Once you compared the graphs and determined there is a noisy neighbour it is time to find the environment that is causing this.

You'll then copy the Environment ID from Azure and search for it here: https://www.s1.umbraco.io/admin/support to indetify the project alias and the environment causing this.

Important

If the above persists it’s time to follow this article, you’ll probably need a super admin to help you with the move to dedicated https://cx-documentation-platform.euwest01.umbraco.io/support-internal-processes/noisy-neighbour/noisy-neighbour-handling/

 

Noisy Neighbour handling

Perpetrator

When a perpetrator is being noisy please do following:

  • Restart the app via ADMIN


If nothing above seems to do the trick then make them send this template and move them to a dedicated ressource.

Important

If it fails with moving the perpetrator then make BlackOps kill the app for 1 hour and turn the app on again.
This is a delicate matter so please tag BlackOps in the # pe-support channel and make sure to notify this is urgent.
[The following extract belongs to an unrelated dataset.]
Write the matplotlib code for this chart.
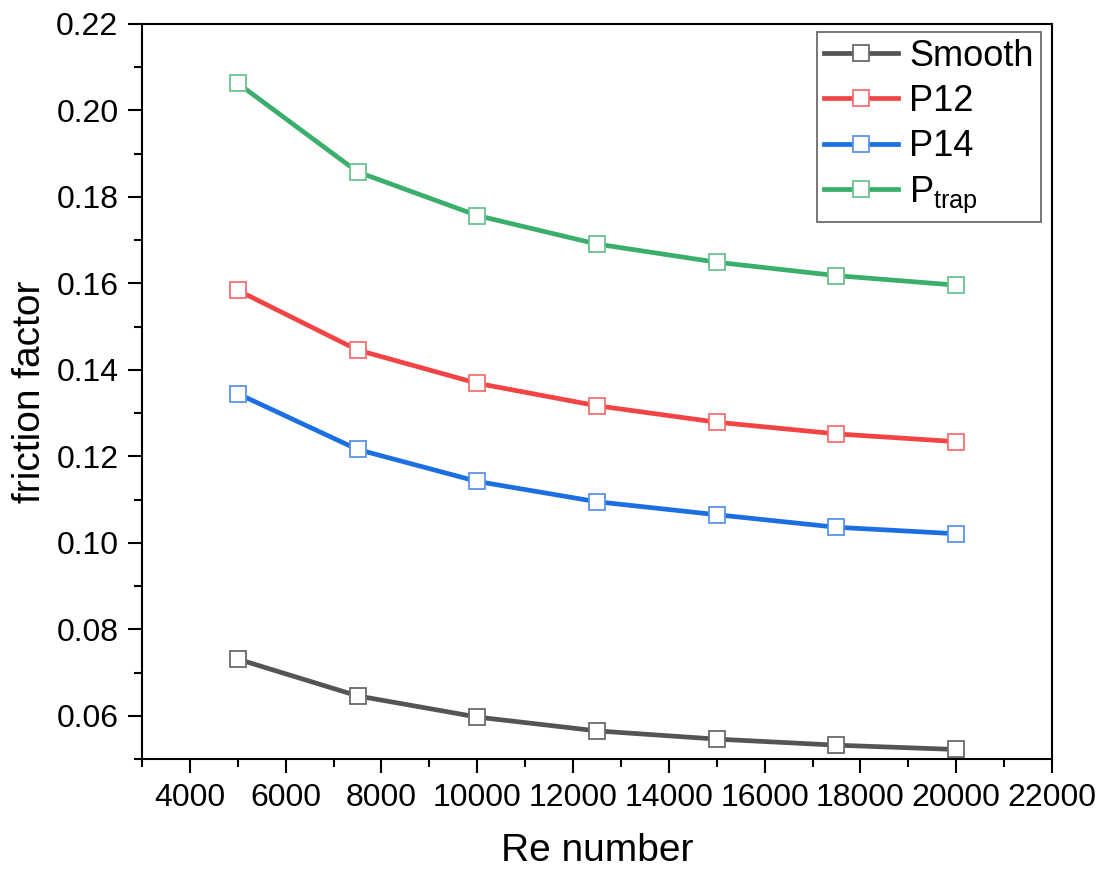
import matplotlib
matplotlib.use("Agg")
import matplotlib.pyplot as plt
from matplotlib.ticker import MultipleLocator

plt.rcParams['font.family'] = ['Liberation Sans', 'DejaVu Sans']
plt.rcParams['mathtext.fontset'] = 'custom'
plt.rcParams['mathtext.rm'] = 'Liberation Sans'

re_number = [5000, 7500, 10000, 12500, 15000, 17500, 20000]
smooth = [0.0731, 0.0646, 0.0597, 0.0565, 0.0546, 0.0532, 0.0522]
p12 = [0.1584, 0.1446, 0.1369, 0.1317, 0.1279, 0.1252, 0.1234]
p14 = [0.1345, 0.1216, 0.1142, 0.1095, 0.1065, 0.1036, 0.1021]
ptrap = [0.2063, 0.1858, 0.1757, 0.1691, 0.1649, 0.1618, 0.1596]

series_names = ['Smooth', 'P12', 'P14', 'P$_\\mathregular{trap}$']
line_colors = ['#545454', '#F24444', '#1C6FE0', '#3AAE6B']
edge_colors = ['#6A6A6A', '#F47070', '#5A94EA', '#6CC290']

fig = plt.figure(figsize=(11.01, 8.71), dpi=100)
ax = fig.add_axes([142/1101, 1-759/871, (1052-142)/1101, (759-24)/871])

for y, name, lc, ec in zip([smooth, p12, p14, ptrap], series_names, line_colors, edge_colors):
    ax.plot(re_number, y, color=lc, lw=3.4, marker='s', markersize=11,
            markerfacecolor='white', markeredgecolor=ec, markeredgewidth=1.3,
            label=name)

ax.set_xlim(3000, 22000)
ax.set_ylim(0.05, 0.22)
ax.xaxis.set_major_locator(MultipleLocator(2000))
ax.xaxis.set_minor_locator(MultipleLocator(1000))
ax.yaxis.set_major_locator(MultipleLocator(0.02))
ax.yaxis.set_minor_locator(MultipleLocator(0.01))
ax.yaxis.set_major_formatter(matplotlib.ticker.FormatStrFormatter('%.2f'))

ax.tick_params(which='major', direction='out', length=10, width=1.5, labelsize=23, pad=7,
               top=False, right=False)
ax.tick_params(which='minor', direction='out', length=5.5, width=1.5, top=False, right=False)
for s in ax.spines.values():
    s.set_linewidth(1.5)

ax.set_xlabel('Re number', fontsize=28, labelpad=15)
ax.set_ylabel('friction factor', fontsize=28, labelpad=6)

leg = ax.legend(loc='upper right', bbox_to_anchor=(1040.7/1101, 1-31.7/871),
                bbox_transform=fig.transFigure, fontsize=26, frameon=True, fancybox=False,
                edgecolor='#606060', framealpha=1, borderaxespad=0, handlelength=2.05,
                handletextpad=0.3, labelspacing=0.28, borderpad=0.2)
leg.get_frame().set_linewidth(1.2)

fig.savefig('out.png', dpi=100)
If the perpetrator needs to be moved to dedicated, then do the following:

Move NN to dedicated resources

Before we move to dedicated

 

  • Gather data for all previous days where the NN has affected the plan.
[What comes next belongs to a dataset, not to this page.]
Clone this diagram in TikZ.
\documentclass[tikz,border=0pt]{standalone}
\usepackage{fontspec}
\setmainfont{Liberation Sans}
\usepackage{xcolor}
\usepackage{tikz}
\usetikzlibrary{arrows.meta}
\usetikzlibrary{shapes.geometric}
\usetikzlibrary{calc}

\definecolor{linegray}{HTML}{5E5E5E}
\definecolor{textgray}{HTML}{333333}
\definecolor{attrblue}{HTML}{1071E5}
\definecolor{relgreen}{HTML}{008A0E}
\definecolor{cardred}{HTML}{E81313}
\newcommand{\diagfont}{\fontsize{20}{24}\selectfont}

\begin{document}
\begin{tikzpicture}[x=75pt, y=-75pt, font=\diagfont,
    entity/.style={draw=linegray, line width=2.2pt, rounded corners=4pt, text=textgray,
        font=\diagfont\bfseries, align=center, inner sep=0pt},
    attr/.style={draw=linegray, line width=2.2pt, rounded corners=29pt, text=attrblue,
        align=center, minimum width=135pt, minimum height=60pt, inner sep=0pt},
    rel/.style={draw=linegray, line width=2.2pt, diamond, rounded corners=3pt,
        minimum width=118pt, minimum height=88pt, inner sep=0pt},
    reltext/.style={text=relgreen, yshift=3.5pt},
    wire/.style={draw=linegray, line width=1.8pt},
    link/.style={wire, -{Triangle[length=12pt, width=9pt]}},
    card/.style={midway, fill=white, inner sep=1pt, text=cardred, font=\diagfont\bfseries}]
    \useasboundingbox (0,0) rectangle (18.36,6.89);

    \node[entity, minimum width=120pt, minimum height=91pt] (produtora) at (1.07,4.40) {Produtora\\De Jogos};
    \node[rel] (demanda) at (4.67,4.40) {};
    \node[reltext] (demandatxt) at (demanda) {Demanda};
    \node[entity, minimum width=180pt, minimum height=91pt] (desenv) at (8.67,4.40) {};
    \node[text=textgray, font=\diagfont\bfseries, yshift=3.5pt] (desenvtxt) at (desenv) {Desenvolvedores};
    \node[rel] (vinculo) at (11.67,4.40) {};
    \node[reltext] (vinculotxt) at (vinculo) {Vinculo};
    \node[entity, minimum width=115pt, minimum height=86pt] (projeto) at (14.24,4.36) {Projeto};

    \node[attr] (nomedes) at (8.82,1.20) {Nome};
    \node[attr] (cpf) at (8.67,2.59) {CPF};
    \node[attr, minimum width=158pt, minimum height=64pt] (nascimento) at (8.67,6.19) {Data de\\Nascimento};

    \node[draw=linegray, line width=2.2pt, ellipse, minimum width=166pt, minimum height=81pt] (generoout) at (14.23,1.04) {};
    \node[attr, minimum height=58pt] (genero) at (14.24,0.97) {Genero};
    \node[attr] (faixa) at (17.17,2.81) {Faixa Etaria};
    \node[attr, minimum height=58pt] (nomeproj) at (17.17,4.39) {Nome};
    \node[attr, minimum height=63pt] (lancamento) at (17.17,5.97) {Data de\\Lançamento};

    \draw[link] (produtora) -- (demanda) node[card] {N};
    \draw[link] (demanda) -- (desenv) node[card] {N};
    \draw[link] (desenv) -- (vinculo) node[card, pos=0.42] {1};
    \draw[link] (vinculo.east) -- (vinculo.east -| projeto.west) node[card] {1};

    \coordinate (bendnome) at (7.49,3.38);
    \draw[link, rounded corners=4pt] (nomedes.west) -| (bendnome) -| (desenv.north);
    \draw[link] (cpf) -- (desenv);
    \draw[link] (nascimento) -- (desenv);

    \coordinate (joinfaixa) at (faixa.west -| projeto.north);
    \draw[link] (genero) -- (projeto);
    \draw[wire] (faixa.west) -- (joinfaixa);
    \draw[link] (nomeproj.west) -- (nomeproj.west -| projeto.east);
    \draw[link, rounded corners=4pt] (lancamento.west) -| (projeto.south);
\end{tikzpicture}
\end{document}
  • Restart the app, we need to make sure it’s not using all ressources before.

  • Send the template email via Intercom (Ticket) to technical details right after you press move to dedicated

    • Email needs to include:

      • All graphs from azure

      • Technical contacts

      • CC: Prathees, Mikulas, Halldór

      • BCC: Accounts - remember to write them on slack on ask-fishtank as well to not invoice the project for 1 week

  • Make calendar notification for 1 week for post check-up

Important

22 May update on this:

The move to dedicated button doesn’t work at the moment so we cannot move a project to dedicated for free. This will be fixed eventually, but for now, the only option will be to reach out to #support-umbraco-cloud or use the normal flow and refund.

 

Please refer to: slack 

While project is getting moved

Monitor the project for 30 minutes.

  • If it works, then you’re done from here, continue to “Post checkup

  • If it doesn’t work:

    • Escalate it to HM ticket as urgent, ping everyone from BlackOps

    • Let swat-support know you are expecting a ticket from NN.

  • Add to NN sheet that project was moved to dedicated SHEET LINK

Post Checkup (1 week after)

  • Find out if they need to charge or not, let fishtank know of that outcome.
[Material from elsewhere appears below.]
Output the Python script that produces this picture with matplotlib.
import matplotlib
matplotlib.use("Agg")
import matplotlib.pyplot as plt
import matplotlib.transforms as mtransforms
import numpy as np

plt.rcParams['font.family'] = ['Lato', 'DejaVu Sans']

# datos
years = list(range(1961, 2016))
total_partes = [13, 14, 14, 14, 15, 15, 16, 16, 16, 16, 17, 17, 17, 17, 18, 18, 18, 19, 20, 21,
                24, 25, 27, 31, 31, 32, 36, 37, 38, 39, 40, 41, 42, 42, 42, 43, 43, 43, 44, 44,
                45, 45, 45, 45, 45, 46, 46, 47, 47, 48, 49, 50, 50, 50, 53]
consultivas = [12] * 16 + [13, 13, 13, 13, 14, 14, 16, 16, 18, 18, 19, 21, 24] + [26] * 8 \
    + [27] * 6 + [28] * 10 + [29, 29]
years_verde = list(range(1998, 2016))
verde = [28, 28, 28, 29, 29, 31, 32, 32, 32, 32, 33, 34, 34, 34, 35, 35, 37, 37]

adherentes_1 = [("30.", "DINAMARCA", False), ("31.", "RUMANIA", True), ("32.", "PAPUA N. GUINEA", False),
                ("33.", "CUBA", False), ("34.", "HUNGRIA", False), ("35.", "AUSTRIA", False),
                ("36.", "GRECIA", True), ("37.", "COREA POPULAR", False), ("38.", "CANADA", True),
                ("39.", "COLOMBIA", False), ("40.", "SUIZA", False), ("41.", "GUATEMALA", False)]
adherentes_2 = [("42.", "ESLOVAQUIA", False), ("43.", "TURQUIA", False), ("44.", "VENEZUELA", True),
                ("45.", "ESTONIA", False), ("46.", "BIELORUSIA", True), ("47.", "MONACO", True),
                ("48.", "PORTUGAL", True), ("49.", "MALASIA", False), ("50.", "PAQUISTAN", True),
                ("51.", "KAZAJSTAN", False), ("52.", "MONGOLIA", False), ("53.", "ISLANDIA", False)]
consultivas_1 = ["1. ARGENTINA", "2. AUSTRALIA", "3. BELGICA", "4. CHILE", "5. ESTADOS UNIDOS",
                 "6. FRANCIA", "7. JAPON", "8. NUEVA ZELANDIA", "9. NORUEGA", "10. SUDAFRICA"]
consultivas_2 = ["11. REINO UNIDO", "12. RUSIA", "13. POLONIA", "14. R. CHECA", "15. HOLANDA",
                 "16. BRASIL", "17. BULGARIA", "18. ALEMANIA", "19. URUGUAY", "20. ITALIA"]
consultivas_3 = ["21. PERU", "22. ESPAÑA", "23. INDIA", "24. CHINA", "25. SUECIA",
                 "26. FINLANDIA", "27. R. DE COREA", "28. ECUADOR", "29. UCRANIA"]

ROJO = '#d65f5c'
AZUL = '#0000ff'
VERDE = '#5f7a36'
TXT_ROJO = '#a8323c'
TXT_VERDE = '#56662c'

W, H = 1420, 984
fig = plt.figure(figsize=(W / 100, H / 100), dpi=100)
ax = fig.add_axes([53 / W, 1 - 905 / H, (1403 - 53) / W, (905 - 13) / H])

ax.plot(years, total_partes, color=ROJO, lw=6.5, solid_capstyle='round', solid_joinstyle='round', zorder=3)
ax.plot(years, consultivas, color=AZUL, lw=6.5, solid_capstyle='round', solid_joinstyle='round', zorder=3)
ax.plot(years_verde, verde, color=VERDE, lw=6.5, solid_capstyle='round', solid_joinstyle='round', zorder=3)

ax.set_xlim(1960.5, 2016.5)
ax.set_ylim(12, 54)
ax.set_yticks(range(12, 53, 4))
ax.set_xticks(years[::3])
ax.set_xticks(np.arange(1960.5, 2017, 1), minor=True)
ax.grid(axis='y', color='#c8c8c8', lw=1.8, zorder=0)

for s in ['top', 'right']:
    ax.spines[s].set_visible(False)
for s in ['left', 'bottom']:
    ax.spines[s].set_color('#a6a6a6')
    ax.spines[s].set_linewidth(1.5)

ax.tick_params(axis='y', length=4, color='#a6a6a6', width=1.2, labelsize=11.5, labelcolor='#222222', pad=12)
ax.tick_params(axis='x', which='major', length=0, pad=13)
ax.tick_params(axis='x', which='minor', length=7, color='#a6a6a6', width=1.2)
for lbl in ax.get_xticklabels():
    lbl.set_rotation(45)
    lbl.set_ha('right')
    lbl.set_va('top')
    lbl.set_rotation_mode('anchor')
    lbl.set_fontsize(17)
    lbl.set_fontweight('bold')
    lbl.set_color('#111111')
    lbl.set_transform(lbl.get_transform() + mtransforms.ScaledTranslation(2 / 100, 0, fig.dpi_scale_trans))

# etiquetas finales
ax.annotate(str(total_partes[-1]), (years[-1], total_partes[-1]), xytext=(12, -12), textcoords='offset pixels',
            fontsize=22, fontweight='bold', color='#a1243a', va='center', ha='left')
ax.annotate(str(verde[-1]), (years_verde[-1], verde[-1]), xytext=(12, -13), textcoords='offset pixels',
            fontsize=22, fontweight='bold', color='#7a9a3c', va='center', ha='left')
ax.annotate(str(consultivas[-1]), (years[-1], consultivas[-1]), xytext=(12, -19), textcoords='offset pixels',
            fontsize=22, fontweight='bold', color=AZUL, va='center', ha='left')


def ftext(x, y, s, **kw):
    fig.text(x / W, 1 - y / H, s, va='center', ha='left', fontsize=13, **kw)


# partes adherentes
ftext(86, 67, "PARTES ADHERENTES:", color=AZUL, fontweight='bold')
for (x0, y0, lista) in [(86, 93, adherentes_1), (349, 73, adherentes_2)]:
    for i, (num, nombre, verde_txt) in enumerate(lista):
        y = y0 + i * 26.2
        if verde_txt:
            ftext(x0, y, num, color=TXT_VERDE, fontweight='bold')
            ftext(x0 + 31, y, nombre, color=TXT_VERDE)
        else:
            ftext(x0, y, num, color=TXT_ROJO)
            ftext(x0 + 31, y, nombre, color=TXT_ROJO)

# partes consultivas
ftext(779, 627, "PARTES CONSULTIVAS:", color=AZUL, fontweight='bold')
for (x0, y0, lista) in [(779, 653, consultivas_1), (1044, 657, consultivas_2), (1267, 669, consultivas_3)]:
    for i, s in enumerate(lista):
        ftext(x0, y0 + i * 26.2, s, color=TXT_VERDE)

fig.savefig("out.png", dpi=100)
  • Should they be moved back or not

  • Are they still on dedicated

Post Checkup depends on how much we’re in charge of, talk to Prathees about this

Potential Noisy Neighbour - Send request to SRE macro

As part of our efforts to handle noisy neighbors, there will be times when we’ll have to move a perpetrator to a different plan to ensure the reliability and stability of other environments.

To do so a macro called Potential Noisy Neighbour - Send request to SRE has been created.

This macro, once filled out, will make sure to get added to our tracking excel sheet for the SRE team to see.

The macro will require certain information, and this will be a guide on how to fill out the macro.

Most fileds are self explanatory, but there are some that will require a bit of navigating through Azure dashboard therefore,here’s a guide.

Alias + Hostname
Add the alias of the noisy neighbour and the hostname.
You can find this on the project's hosting page:
https://www.s1.umbraco.io/projectsupport/{project-alias}/hosting


Start Date/Time
Format: [MM-DD-YYYY]
The date and time when the project started behaving like a noisy neighbour.

CPU Usage
How much CPU the project is currently using.

Allowed CPU Usage:
The maximum CPU usage allowed for the project.
Check the official plan limits here:
https://docs.umbraco.com/umbraco-cloud/explore-umbraco-cloud-1/readme/umbraco-cloud-plan 

Memory Usage
The amount of memory the project is currently using.

CPU usage of App Service Plan Last 7 days:​

CPU usage of the App Service Plan over the last 24 hours:​

CPU usage of the project last 24 hours:​

CPU usage of the project last 7 days:​

Recipient's Email
The email address of the technical contact or the creator of the project.

Alias
The alias of the project (same as used previously).

Recipient’s First Name
The first name of the technical contact who will receive the email.
If available, this is optional but helpful.